Asked if he has seen any of those checkpoints, Father Guevara points out that he has not – and nobody he knows has seen them either. But the mere rumor, he says, produces suffering and fear among many families.
“I know people who have been living here for years and now are afraid to go to pick up their children at the end of the school day,” he says.
“We tell them, ‘Do not sign anything. If they stop you or arrest you because you don’t have papers, don’t sign anything.’ Because people have a right to representation and even that is being challenged by the administration.”
David Jackson moved from Chicago to the south of Texas years ago and is a parishioner at St. John the Baptist. He has participated in protests in front of the detention centers.
“It troubles me that people are getting the wrong impression. The Valley is a safe place. The people who are really living in fear are some undocumented immigrants that have been living here as many as 30 years and they are very much concerned about deportation,” he says.
Talking about the present wave of undocumented immigrants, he said that “they are not criminals, there may be a few that come that are criminals, but those who go through the bridge asking for asylum are people fearing for their lives.”
Martha Hernández, a parishioner of Mexican background, was born in the American side of the Valley.
“It is sad that they are being separated,” she says. “All they want is asylum. Obviously, they have given up a lot to come with their children, and then to separate them like criminals…? These mothers and fathers are willing to travel so far with their children to look for a better place, a better life for them.”
After the Mass we get in the car and ask our driver, Concepcion, about the crisis. She was born in America. Her parents came from Mexico many years ago. She says that while the separation of families is a cruel method, it is necessary.
According to her sources – a friend who is a retired Border Patrol agent – some of the children are being brought to the United States by people who are not their parents. They are actually smugglers or members of human traffickers, Concepcion says, and the U.S. authorities need to make sure that each child is really traveling with their real families.
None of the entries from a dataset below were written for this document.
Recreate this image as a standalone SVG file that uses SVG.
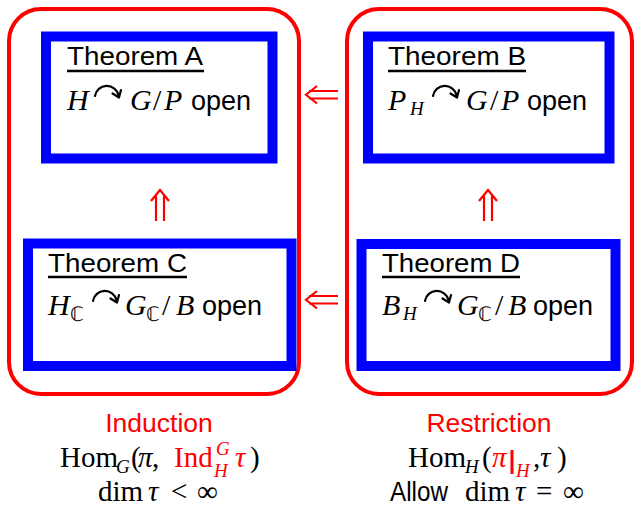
<svg xmlns="http://www.w3.org/2000/svg" width="635" height="506" viewBox="0 0 635 506">
<style>
.grp{fill:none;stroke:#ff0000;stroke-width:4}
.thm{fill:#fff;stroke:#0000ff;stroke-width:10}
.sans{font-family:"Liberation Sans",Arial,sans-serif;fill:#000}
.ttl{font-size:26px}
.math{font-family:"Liberation Serif","Times New Roman",serif;font-size:30px;fill:#000}
.it{font-style:italic}
.sub{font-size:19px}
.bb{font-family:"DejaVu Sans","Noto Sans",sans-serif;font-size:20px}
.ul{stroke:#000;stroke-width:2.6}
.imp{fill:none;stroke:#ff0000;stroke-width:2.2}
.curv{fill:none;stroke:#000;stroke-width:2.2;stroke-linejoin:round;stroke-linecap:round}
.bm{font-family:"Liberation Serif","Times New Roman",serif;font-size:29px;fill:#000}
.bs{font-size:19px}
.red,.bm.red,.sans.red{fill:#ff0000}
</style>
<defs>
<path id="act" class="curv" d="M1 -14A12 12 0 0 1 24.5 -15M18.5 -16.5L25 -12.5L27 -20"/>
</defs>
<g id="group-induction"><rect class="grp" x="9" y="9" width="290" height="385" rx="32"/></g>
<g id="group-restriction"><rect class="grp" x="347" y="9" width="285" height="385" rx="32"/></g>

<g id="theorem-a">
<rect class="thm" x="46" y="36.5" width="226.5" height="122"/>
<text class="sans ttl" x="67" y="65" textLength="136" lengthAdjust="spacingAndGlyphs">Theorem A</text>
<line class="ul" x1="67" y1="71" x2="204" y2="71"/>
<text class="math it" x="67" y="110">H</text>
<use href="#act" x="94" y="110"/>
<text class="math it" x="130" y="110">G</text>
<text class="math" x="153" y="110">/</text>
<text class="math it" x="164" y="110">P</text>
<text class="sans" x="191" y="110" font-size="27">open</text>
</g>

<g id="theorem-b">
<rect class="thm" x="368" y="36.5" width="241.5" height="122"/>
<text class="sans ttl" x="388" y="65" textLength="138" lengthAdjust="spacingAndGlyphs">Theorem B</text>
<line class="ul" x1="388" y1="71" x2="526" y2="71"/>
<text class="math it" x="388" y="110">P</text>
<text class="math it sub" x="410" y="115">H</text>
<use href="#act" x="432" y="110"/>
<text class="math it" x="466" y="110">G</text>
<text class="math" x="490" y="110">/</text>
<text class="math it" x="501" y="110">P</text>
<text class="sans" x="527" y="110" font-size="27">open</text>
</g>

<g id="theorem-c">
<rect class="thm" x="28" y="243.5" width="263.5" height="122.5"/>
<text class="sans ttl" x="48" y="272" textLength="139" lengthAdjust="spacingAndGlyphs">Theorem C</text>
<line class="ul" x1="48" y1="277" x2="187" y2="277"/>
<text class="math it" x="48" y="315">H</text>
<text class="bb" x="70" y="321">ℂ</text>
<use href="#act" x="92" y="315"/>
<text class="math it" x="125" y="315">G</text>
<text class="bb" x="146" y="321">ℂ</text>
<text class="math" x="162" y="315">/</text>
<text class="math it" x="176" y="315">B</text>
<text class="sans" x="202" y="315" font-size="27">open</text>
</g>

<g id="theorem-d">
<rect class="thm" x="361.5" y="244" width="254" height="122"/>
<text class="sans ttl" x="382" y="272" textLength="138" lengthAdjust="spacingAndGlyphs">Theorem D</text>
<line class="ul" x1="382" y1="277" x2="520" y2="277"/>
<text class="math it" x="382" y="315">B</text>
<text class="math it sub" x="403" y="320">H</text>
<use href="#act" x="424" y="315"/>
<text class="math it" x="457" y="315">G</text>
<text class="bb" x="478" y="321">ℂ</text>
<text class="math" x="495" y="315">/</text>
<text class="math it" x="508" y="315">B</text>
<text class="sans" x="533" y="315" font-size="27">open</text>
</g>

<g id="connectors">
<path class="imp" d="M309 91H338M309 98.5H338M317 86L306 94.75L317 103.5"/>
<path class="imp" d="M309 296H338M309 303.5H338M317 291L306 299.75L317 308.5"/>
<path class="imp" d="M156 195V221M164 195V221M151 201L160 190L169 201"/>
<path class="imp" d="M484 195V221M492 195V221M479 201L488 190L497 201"/>
</g>

<g id="label-induction">
<text class="sans red" x="159" y="432" font-size="26.5" text-anchor="middle">Induction</text>
<text class="bm" x="60" y="467">Hom</text>
<text class="bm it bs" x="116" y="473">G</text>
<text class="bm" x="131" y="467">(</text>
<text class="bm it" x="138" y="467">π</text>
<text class="bm" x="152" y="467">,</text>
<text class="bm red" x="174" y="467">Ind</text>
<text class="bm it bs red" x="216" y="455">G</text>
<text class="bm it bs red" x="214" y="477">H</text>
<text class="bm it red" x="235" y="467">τ</text>
<text class="bm" x="250" y="467">)</text>
<text class="bm" x="98" y="501" font-size="30">dim</text>
<text class="bm it" x="148" y="501" font-size="30">τ</text>
<text class="bm" x="171" y="501" font-size="30">&lt;</text>
<text class="bm" x="197" y="501" font-size="30">∞</text>
</g>

<g id="label-restriction">
<text class="sans red" x="489" y="432" font-size="26.5" text-anchor="middle">Restriction</text>
<text class="bm" x="408" y="467">Hom</text>
<text class="bm it bs" x="465" y="473">H</text>
<text class="bm" x="482" y="467">(</text>
<text class="bm it red" x="492" y="467">π</text>
<rect class="red" x="510.5" y="450" width="3" height="24"/>
<text class="bm it bs red" x="516" y="477">H</text>
<text class="bm" x="533" y="467">,</text>
<text class="bm it" x="540" y="467">τ</text>
<text class="bm" x="557" y="467">)</text>
<text class="sans" x="390" y="501" font-size="27" textLength="58" lengthAdjust="spacingAndGlyphs">Allow</text>
<text class="bm" x="465" y="501" font-size="30">dim</text>
<text class="bm it" x="515" y="501" font-size="30">τ</text>
<text class="bm" x="536" y="501" font-size="30">=</text>
<text class="bm" x="563" y="501" font-size="30">∞</text>
</g>
</svg>
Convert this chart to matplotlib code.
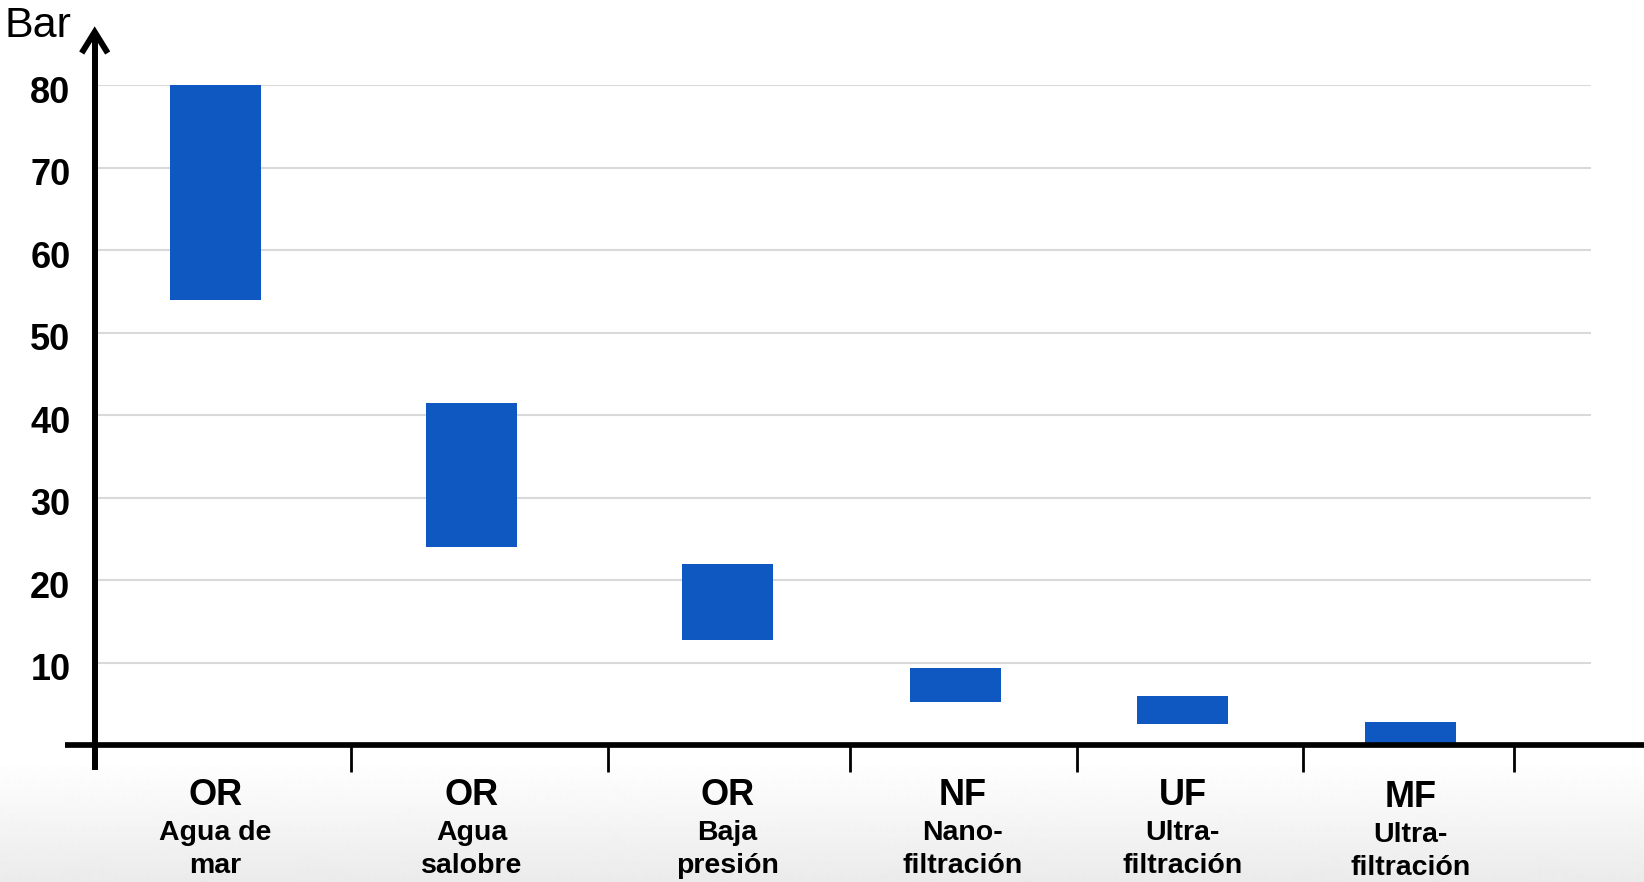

But the question in many people’s mind is how to enforce the immigration laws and protect the border while treating every person as a human being.
“I get it, I understand that we have laws,” Hernandez said, “but I think the separation is the hardest part. They are not criminals. I put myself in their place –how would my children react? How would I react as a mother? They are seeking asylum, let’s hear them out. They came here for a reason. They have to have a valid, valid reason to put their lives, their children’s lives in danger. They shouldn’t be treated as criminals.”